The most common guidelines are: 25% of take-home pay (Dave Ramsey), 28% of gross income (mortgage qualification 28/36 rule from Fannie Mae/Freddie Mac), and 30% of gross income (HUD "cost-burdened" threshold, originating from the 1981 Brooke Amendment). In practice, 76% of Americans spend more than 30% of income on housing. If your housing exceeds 30%, compensate by reducing wants — but prioritize maintaining at least 15-20% savings.

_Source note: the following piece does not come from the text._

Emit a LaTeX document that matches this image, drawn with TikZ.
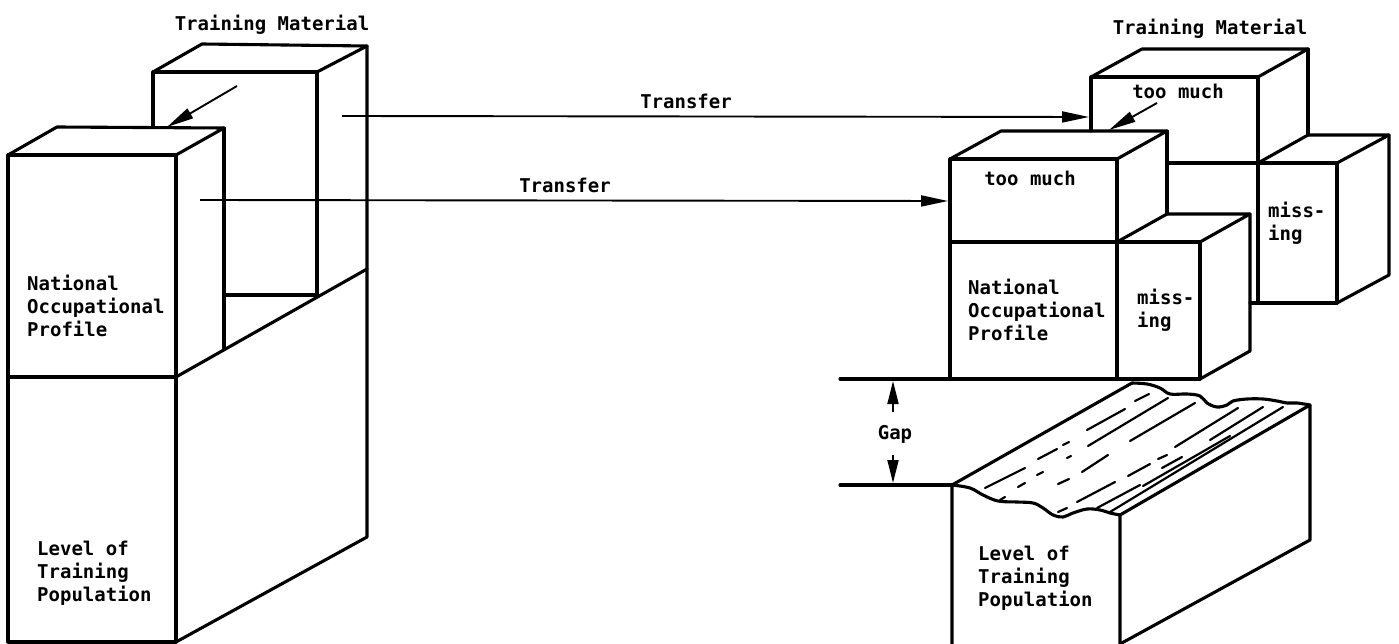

This is common in high-cost-of-living areas. Consider the 60/20/20 rule (60% needs, 20% wants, 20% savings) or 70/20/10 (70% needs+wants combined, 20% savings, 10% giving). The key principle: protect the savings percentage first. It's better to save 20% and spend 60% on needs than to save 10% and keep needs at 50%. Reduce wants before reducing savings.
Financial advisors recommend 3-6 months of essential expenses (not income). Single-income households and freelancers should target 6-9 months. Keep emergency funds in a high-yield savings account (HYSA) earning ~4.5% APY — accessible but earning interest. For context, 44% of Americans can't cover a $1,000 emergency from savings (Bankrate 2025). Even $1,000 is a meaningful start.
The 50/30/20 rule uses percentage-based buckets — you have flexibility within each bucket. Zero-based budgeting assigns every dollar to a specific category until you reach $0. Zero-based is more detailed and gives tighter control (good for debt payoff), but requires more effort. The 50/30/20 rule is easier to maintain long-term. Both are valid — the best budget is one you'll actually follow.